- **Work required**
Copy the data that follows exactly. Include no pictures.

· · · · · · ·

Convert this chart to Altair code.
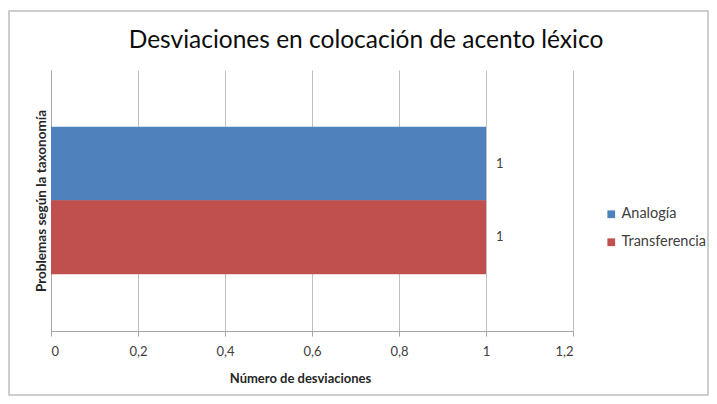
import altair as alt
import pandas as pd

series = ["Analogía", "Transferencia"]
values = [1, 1]
colors = ["#4F81BD", "#C0504D"]
x_ticks = [0, 0.2, 0.4, 0.6, 0.8, 1.0, 1.2]

df = pd.DataFrame({"serie": series, "valor": values})

FONT = "Lato"

x_enc = alt.X(
    "valor:Q",
    scale=alt.Scale(domain=[0, 1.2], nice=False),
    axis=alt.Axis(
        values=x_ticks,
        labelExpr="replace(format(datum.value, '.1~f'), '.', ',')",
        title="Número de desviaciones",
        titleFont=FONT, titleFontSize=13, titleFontWeight="bold", titleColor="#262626",
        titlePadding=14, titleX=249, titleAlign="center",
        labelFont=FONT, labelFontSize=13, labelColor="#404040", labelPadding=9,
        tickSize=5, tickColor="#A6A6A6",
        domainColor="#A6A6A6", grid=True, gridColor="#C0C0C0",
    ),
)
y_enc = alt.Y(
    "serie:N",
    sort=series,
    scale=alt.Scale(domain=series, paddingInner=0, paddingOuter=0.77),
    axis=alt.Axis(
        labels=False, ticks=False, domain=True, domainColor="#A6A6A6",
        title="Problemas según la taxonomía",
        titleFont=FONT, titleFontSize=13.5, titleFontWeight="bold", titleColor="#262626",
        titlePadding=3,
    ),
)

bars = alt.Chart(df).mark_bar(size=74).encode(
    x=x_enc,
    y=y_enc,
    color=alt.Color(
        "serie:N",
        scale=alt.Scale(domain=series, range=colors),
        legend=alt.Legend(
            title=None, orient="none", legendX=553, legendY=137,
            symbolType="square", symbolSize=60, symbolStrokeWidth=0,
            labelFont=FONT, labelFontSize=14.5, labelColor="#404040",
            labelOffset=3, rowPadding=13,
        ),
    ),
)

labels = alt.Chart(df).mark_text(
    align="left", baseline="middle", dx=10, font=FONT, fontSize=13, color="#404040"
).encode(
    x="valor:Q",
    y=alt.Y("serie:N", sort=series),
    text=alt.Text("valor:Q", format="d"),
)

frame = alt.Chart(df.head(1)).mark_rect(
    fill=None, fillOpacity=0, stroke="#BFBFBF", strokeWidth=1.5
).encode(
    x=alt.value(-42), x2=alt.value(657), y=alt.value(-59), y2=alt.value(325)
)

chart = alt.layer(frame, bars, labels).properties(
    width=522,
    height=261,
    padding={"left": 43, "top": 62, "right": 136, "bottom": 65},
    autosize=alt.AutoSizeParams(type="none"),
    title=alt.TitleParams(
        "Desviaciones en colocación de acento léxico",
        font=FONT, fontSize=24.5, fontWeight="normal", color="#0D0D0D",
        anchor="middle", dx=54, dy=63, offset=20,
    ),
).configure_view(stroke=None)

chart.save("out.html", embed_options={"renderer": "svg", "actions": False})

· · · · · · ·

- **Answer below**
Convert this chart to Altair code.
import altair as alt
import pandas as pd

series = ["Analogía", "Transferencia"]
values = [1, 1]
colors = ["#4F81BD", "#C0504D"]
x_ticks = [0, 0.2, 0.4, 0.6, 0.8, 1.0, 1.2]

df = pd.DataFrame({"serie": series, "valor": values})

FONT = "Lato"

x_enc = alt.X(
    "valor:Q",
    scale=alt.Scale(domain=[0, 1.2], nice=False),
    axis=alt.Axis(
        values=x_ticks,
        labelExpr="replace(format(datum.value, '.1~f'), '.', ',')",
        title="Número de desviaciones",
        titleFont=FONT, titleFontSize=13, titleFontWeight="bold", titleColor="#262626",
        titlePadding=14, titleX=249, titleAlign="center",
        labelFont=FONT, labelFontSize=13, labelColor="#404040", labelPadding=9,
        tickSize=5, tickColor="#A6A6A6",
        domainColor="#A6A6A6", grid=True, gridColor="#C0C0C0",
    ),
)
y_enc = alt.Y(
    "serie:N",
    sort=series,
    scale=alt.Scale(domain=series, paddingInner=0, paddingOuter=0.77),
    axis=alt.Axis(
        labels=False, ticks=False, domain=True, domainColor="#A6A6A6",
        title="Problemas según la taxonomía",
        titleFont=FONT, titleFontSize=13.5, titleFontWeight="bold", titleColor="#262626",
        titlePadding=3,
    ),
)

bars = alt.Chart(df).mark_bar(size=74).encode(
    x=x_enc,
    y=y_enc,
    color=alt.Color(
        "serie:N",
        scale=alt.Scale(domain=series, range=colors),
        legend=alt.Legend(
            title=None, orient="none", legendX=553, legendY=137,
            symbolType="square", symbolSize=60, symbolStrokeWidth=0,
            labelFont=FONT, labelFontSize=14.5, labelColor="#404040",
            labelOffset=3, rowPadding=13,
        ),
    ),
)

labels = alt.Chart(df).mark_text(
    align="left", baseline="middle", dx=10, font=FONT, fontSize=13, color="#404040"
).encode(
    x="valor:Q",
    y=alt.Y("serie:N", sort=series),
    text=alt.Text("valor:Q", format="d"),
)

frame = alt.Chart(df.head(1)).mark_rect(
    fill=None, fillOpacity=0, stroke="#BFBFBF", strokeWidth=1.5
).encode(
    x=alt.value(-42), x2=alt.value(657), y=alt.value(-59), y2=alt.value(325)
)

chart = alt.layer(frame, bars, labels).properties(
    width=522,
    height=261,
    padding={"left": 43, "top": 62, "right": 136, "bottom": 65},
    autosize=alt.AutoSizeParams(type="none"),
    title=alt.TitleParams(
        "Desviaciones en colocación de acento léxico",
        font=FONT, fontSize=24.5, fontWeight="normal", color="#0D0D0D",
        anchor="middle", dx=54, dy=63, offset=20,
    ),
).configure_view(stroke=None)

chart.save("out.html", embed_options={"renderer": "svg", "actions": False})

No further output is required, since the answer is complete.